Amplification Through Technology
The compliance bias becomes particularly problematic when combined with unexamined technology adoption. Hargadon warns that "unexamined AI use in an unexamined education system will amplify these existing flaws, producing students who are even less self-directed and capable." The introduction of AI tools without addressing the underlying compliance-oriented structure risks making the problem worse rather than better.
This amplification occurs through what Hargadon terms "thought-less promotion and hidden use of AI," where students use artificial intelligence "often surreptitiously, to generate essays and written homework without actually engaging with ideas, weakening their ability to think critically and express themselves clearly, and leading to actual reduction in capability."
The Hidden Stakes
The compliance bias obscures what Hargadon identifies as the real stakes in educational technology adoption. Unless educators acknowledge that traditional schooling prioritizes compliance over independent thinking, they will "miss what's really at stake with AI adoption." The fundamental issue is not simply about technology implementation, but about whether educational approaches "prioritize convenience or growth."
Hargadon warns that the temptation for quick AI-generated answers, rather than "wrestling with complex problems, threatens the very traits we want in our future adults: curiosity, agency, and resilience." The compliance-oriented system makes students particularly susceptible to these shortcuts because it has already trained them to seek approved answers rather than develop independent thinking capabilities.
Structural Problems vs. Technological Solutions
The bias towards compliance reveals a deeper structural issue that cannot be solved through technological fixes alone. Hargadon uses the example of widespread laptop purchasing in education, which he described in 2017 as "the technological equivalent of the desperate 'Hail Mary' pass in football." Schools engaged in "spending money and distributing laptops" as "an all-consuming effort without any real evidence of benefit."
This pattern demonstrates how the compliance-oriented system approaches technology: as a solution to be implemented rather than as a tool to be evaluated against deeper educational purposes.

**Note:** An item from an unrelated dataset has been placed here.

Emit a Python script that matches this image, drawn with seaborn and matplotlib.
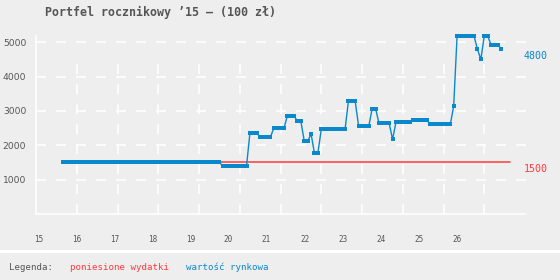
import numpy as np
import pandas as pd
import matplotlib
matplotlib.use("Agg")
import matplotlib.pyplot as plt
import seaborn as sns
from matplotlib import transforms
from matplotlib.patches import Rectangle

# ---------------- data ----------------
title = "Portfel rocznikowy ’15 – (100 zł)"
series_start = "2015-09-01"          # first monthly observation
market_values = [
    # 2015 (Sep-Dec)
    1500, 1500, 1500, 1500,
    # 2016
    1500, 1500, 1500, 1500, 1500, 1500, 1500, 1500, 1500, 1500, 1500, 1500,
    # 2017
    1500, 1500, 1500, 1500, 1500, 1500, 1500, 1500, 1500, 1500, 1500, 1500,
    # 2018
    1500, 1500, 1500, 1500, 1500, 1500, 1500, 1500, 1500, 1500, 1500, 1500,
    # 2019
    1500, 1500, 1500, 1500, 1500, 1500, 1500, 1400, 1400, 1400, 1400, 1400,
    # 2020
    1400, 1400, 1400, 2360, 2360, 2360, 2230, 2230, 2230, 2230, 2490, 2490,
    # 2021
    2490, 2490, 2850, 2850, 2850, 2700, 2700, 2120, 2120, 2330, 1770, 1770,
    # 2022
    2460, 2460, 2460, 2460, 2460, 2460, 2460, 2460, 3280, 3280, 3280, 2560,
    # 2023
    2560, 2560, 2560, 3070, 3070, 2640, 2640, 2640, 2640, 2170, 2670, 2670,
    # 2024
    2670, 2670, 2670, 2750, 2750, 2750, 2750, 2750, 2610, 2610, 2610, 2610,
    # 2025
    2610, 2610, 2610, 3140, 5180, 5180, 5180, 5180, 5180, 5180, 4790, 4500,
    # 2026 (Jan-Jun)
    5180, 5180, 4930, 4930, 4930, 4800,
]
cost_years = [15.667, 26.625]
cost_values = [1500, 1500]
y_ticks = [1000, 2000, 3000, 4000, 5000]
x_tick_labels = ["15", "16", "17", "18", "19", "20", "21", "22", "23", "24", "25", "26"]
grid_years = [16, 17, 18, 19, 20, 21, 22, 23, 24, 25, 26]
legend_title = "Legenda:"
legend_labels = ["poniesione wydatki", "wartość rynkowa"]

# ---------------- style ----------------
BG = "#eeeeee"
BLUE = "#0a88cc"
RED = "#ff3b3b"
GRAY = "#555555"
MONO = "DejaVu Sans Mono"

sns.set_theme(style="white")
plt.rcParams["font.family"] = ["DejaVu Sans"]
plt.rcParams["lines.scale_dashes"] = False

dates = pd.date_range(series_start, periods=len(market_values), freq="MS")
years = (dates.year - 2000) + (dates.month - 1) / 12.0
df = pd.DataFrame({"rok": years, "wartosc": market_values})
df_cost = pd.DataFrame({"rok": cost_years, "wydatki": cost_values})

W, H = 560, 280
fig = plt.figure(figsize=(W / 100, H / 100), dpi=100, facecolor=BG)
ax = fig.add_axes([36 / W, 66 / H, (525 - 36) / W, (214 - 36) / H])
ax.set_facecolor(BG)
ax.set_xlim(15, 27)
ax.set_ylim(0, 5180)

dash = (0, (7.2, 7.2))
ax.hlines(y_ticks, 15, 27.05, colors="white", linewidth=1.1, linestyles=dash,
          clip_on=False, zorder=1)
ax.vlines(grid_years, 0, 4390, colors="white", linewidth=1.1, linestyles=dash, zorder=1)

for s in ["top", "right"]:
    ax.spines[s].set_visible(False)
for s in ["left", "bottom"]:
    ax.spines[s].set_color("white")
    ax.spines[s].set_linewidth(1.1)

sns.lineplot(data=df_cost, x="rok", y="wydatki", ax=ax, color=RED, linewidth=1.1,
             zorder=3)
sns.lineplot(data=df, x="rok", y="wartosc", ax=ax, color=BLUE, linewidth=1.0,
             marker="s", markersize=2.3, markeredgewidth=0, clip_on=False, zorder=4)

ax.set_xlabel("")
ax.set_ylabel("")
ax.set_yticks(y_ticks)
ax.set_yticklabels([str(v) for v in y_ticks], fontsize=6.6, color=GRAY)
ax.tick_params(axis="y", length=0, pad=7)

# x tick labels sit on a slightly narrower scale than the grid in the original
px_per_year = 40.6
label_pos = [15 + (2.3 + 37.9 * i) / px_per_year for i in range(len(x_tick_labels))]
ax.set_xticks(label_pos)
ax.set_xticklabels(x_tick_labels, fontsize=5.5, color=GRAY, family=MONO)
ax.tick_params(axis="x", length=0, pad=15)

# right-hand value labels
tr = transforms.blended_transform_factory(ax.transAxes, ax.transData)
ax.annotate(f"{market_values[-1]}", xy=(1, market_values[-1]), xycoords=tr,
            xytext=(7.5, -5), textcoords="offset points", ha="center", va="center",
            color=BLUE, fontsize=7.2, family=MONO, annotation_clip=False)
ax.annotate(f"{cost_values[-1]}", xy=(1, cost_values[-1]), xycoords=tr,
            xytext=(7.5, -5), textcoords="offset points", ha="center", va="center",
            color=RED, fontsize=7.2, family=MONO, annotation_clip=False)

# title
fig.text(45 / W, 1 - 12 / H, title, family=MONO, weight="bold", fontsize=8.4,
         color=GRAY, va="center", ha="left")

# legend band
fig.patches.append(Rectangle((0, (H - 253) / H), 1, 3 / H, transform=fig.transFigure,
                             facecolor="white", edgecolor="none", zorder=0))
ly = 13 / H
fig.text(9 / W, ly, legend_title, family=MONO, fontsize=6.6, color=GRAY, va="center")
fig.text(70 / W, ly, legend_labels[0], family=MONO, fontsize=6.6, color=RED, va="center")
fig.text(186 / W, ly, legend_labels[1], family=MONO, fontsize=6.6, color=BLUE, va="center")

fig.savefig("out.png", dpi=100, facecolor=BG)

The focus remains on implementation and standardized deployment rather than on whether the technology serves the goal of developing independent thinkers.

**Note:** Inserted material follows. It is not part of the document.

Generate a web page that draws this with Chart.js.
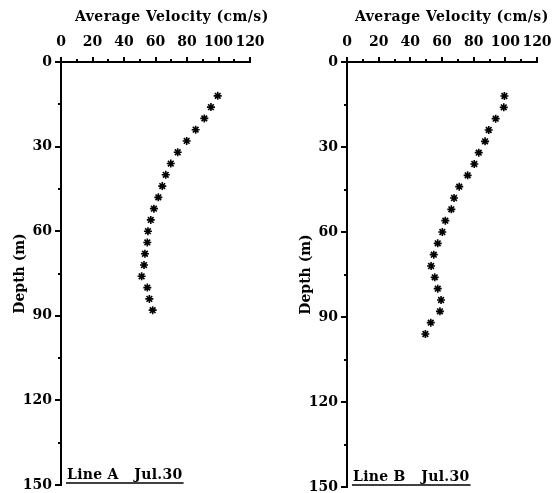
<!DOCTYPE html>
<html>
<head>
<meta charset="utf-8">
<script src="https://cdn.jsdelivr.net/npm/chart.js@4.4.1/dist/chart.umd.min.js"></script>
<style>
  body { margin: 0; background: #fff; }
  canvas { position: absolute; top: 0; }
  #chartA { left: 0; }
  #chartB { left: 277px; }
</style>
</head>
<body>
<canvas id="chartA" width="277" height="493"></canvas>
<canvas id="chartB" width="277" height="493"></canvas>
<script>
// depth of each measurement (m)
const depthA = [12, 16, 20, 24, 28, 32, 36, 40, 44, 48, 52, 56, 60, 64, 68, 72, 76, 80, 84, 88];
const depthB = [12, 16, 20, 24, 28, 32, 36, 40, 44, 48, 52, 56, 60, 64, 68, 72, 76, 80, 84, 88, 92, 96];
// average velocity (cm/s)
const velocityA = [99.5, 95.2, 91.0, 85.5, 79.8, 74.1, 69.7, 66.5, 64.3, 61.8, 59.0, 57.0, 55.2, 54.8, 53.3, 52.7, 51.2, 54.8, 56.1, 58.2];
const velocityB = [99.4, 99.0, 93.9, 89.5, 87.2, 83.2, 80.4, 76.2, 70.9, 67.6, 65.9, 62.1, 60.2, 57.3, 54.8, 53.1, 55.4, 57.3, 59.4, 58.7, 52.9, 49.5];

const xTitle = 'Average Velocity (cm/s)';
const yTitle = 'Depth (m)';
const velocityTicks = [0, 20, 40, 60, 80, 100, 120];
const depthTicks = [0, 30, 60, 90, 120, 150];

const FONT = "'DejaVu Serif', serif";

const decor = {
  id: 'decor',
  afterDraw(chart, args, opts) {
    const ctx = chart.ctx;
    const xs = chart.scales.x, ys = chart.scales.y;
    const a = chart.chartArea;
    ctx.save();
    ctx.strokeStyle = '#000';
    ctx.lineWidth = 2;
    ctx.beginPath();
    for (let v = 0; v <= 120; v += 10) {
      const px = Math.round(xs.getPixelForValue(v));
      const len = v % 20 === 0 ? 5 : 3;
      ctx.moveTo(px, a.top);
      ctx.lineTo(px, a.top - len);
    }
    for (let d = 0; d <= 150; d += 15) {
      const py = Math.round(ys.getPixelForValue(d));
      const len = d % 30 === 0 ? 6 : 3;
      ctx.moveTo(a.left, py);
      ctx.lineTo(a.left - len, py);
    }
    ctx.stroke();

    ctx.fillStyle = '#000';
    ctx.font = 'bold 14px ' + FONT;
    ctx.textBaseline = 'alphabetic';
    ctx.textAlign = 'left';
    ctx.letterSpacing = '0.45px';
    ctx.fillText(xTitle, a.left + opts.titleOffset, 21);

    // caption with underline
    ctx.letterSpacing = '0.3px';
    ctx.fillText(opts.caption, a.left + 6, a.bottom - 6);
    const w = ctx.measureText(opts.caption).width;
    ctx.lineWidth = 1.5;
    ctx.beginPath();
    ctx.moveTo(a.left + 5, a.bottom - 2);
    ctx.lineTo(a.left + 7 + w, a.bottom - 2);
    ctx.stroke();
    ctx.restore();
  }
};

function makeChart(id, depth, velocity, caption, yWidth, pad, titlePad, titleOffset) {
  const points = depth.map((d, i) => ({ x: velocity[i], y: d }));
  return new Chart(document.getElementById(id), {
    type: 'scatter',
    data: {
      datasets: [{
        data: points,
        pointStyle: 'star',
        pointRadius: 4,
        pointBorderWidth: 1.6,
        pointBorderColor: '#000',
        pointBackgroundColor: '#000'
      }]
    },
    plugins: [decor],
    options: {
      responsive: false,
      animation: false,
      layout: { padding: pad },
      plugins: {
        legend: { display: false },
        tooltip: { enabled: false },
        decor: { caption: caption, titleOffset: titleOffset }
      },
      scales: {
        x: {
          position: 'top',
          min: 0, max: 120,
          afterFit: s => { s.height = 62; s.paddingLeft = 0; s.paddingRight = 0; },
          afterBuildTicks: s => { s.ticks = velocityTicks.map(v => ({ value: v })); },
          grid: { display: false, drawTicks: false },
          border: { display: true, color: '#000', width: 2 },
          ticks: { color: '#000', padding: 11, maxRotation: 0, autoSkip: false,
                   font: { family: FONT, size: 14, weight: 'bold' } }
        },
        y: {
          reverse: true,
          min: 0, max: 150,
          afterFit: s => { s.width = yWidth; s.paddingTop = 0; s.paddingBottom = 0; },
          afterBuildTicks: s => { s.ticks = depthTicks.map(v => ({ value: v })); },
          grid: { display: false, drawTicks: false },
          border: { display: true, color: '#000', width: 2 },
          ticks: { color: '#000', padding: 9, autoSkip: false,
                   font: { family: FONT, size: 14, weight: 'bold' } },
          title: { display: true, text: yTitle, color: '#000', padding: { top: titlePad },
                   font: { family: FONT, size: 14, weight: 'bold' } }
        }
      }
    }
  });
}

makeChart('chartA', depthA, velocityA, 'Line A   Jul.30', 61, { right: 27, bottom: 8 }, 12, 14);
makeChart('chartB', depthB, velocityB, 'Line B   Jul.30', 70, { right: 17, bottom: 6 }, 21, 8);
</script>
</body>
</html>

The Amish Test as Counter-Framework
Drawing on Kevin Kelly's work and applications by thinkers like Cal Newport and David Griesing, Hargadon proposes the Amish Test as a framework for countering compliance bias. This approach asks: "Does the use of technology align with our values, and will it help accomplish our long-term goals?"
The test requires educators to move beyond compliance-oriented questions like "Will this make teaching easier?" or "Does this improve test scores?" Instead, it demands deeper inquiry: "Will this help students become more creative, self-directed, and capable of independent thought?" and "Does this foster the character traits and thinking skills our students will need as adults?"
Generative Teaching Alternative
Hargadon presents generative teaching, drawing on Erik Erikson's concept of generativity, as an alternative to compliance-oriented education. This approach means "envisioning the 30-year-old we hope to nurture and working backward to design learning experiences that build those qualities."
Generative teaching transforms the evaluation framework from compliance-based metrics to development-focused questions that prioritize long-term human flourishing over immediate compliance and standardized outcomes.
Implementation Challenge
Addressing the compliance bias requires what Hargadon acknowledges is substantial work: educators and parents must "become familiar not only with the new AI tools, but also to think more deeply about what education actually is." This represents a fundamental shift from the compliance-oriented approach that focuses on implementation and standardization to one that requires deep reflection on educational purpose and values.
The goal is to help students "develop the discernment to ask: 'How can I use this tool to become a better thinker, not just get faster answers?'" This requires moving away from systems that train students to seek approved responses toward approaches that develop genuine independent thinking capabilities.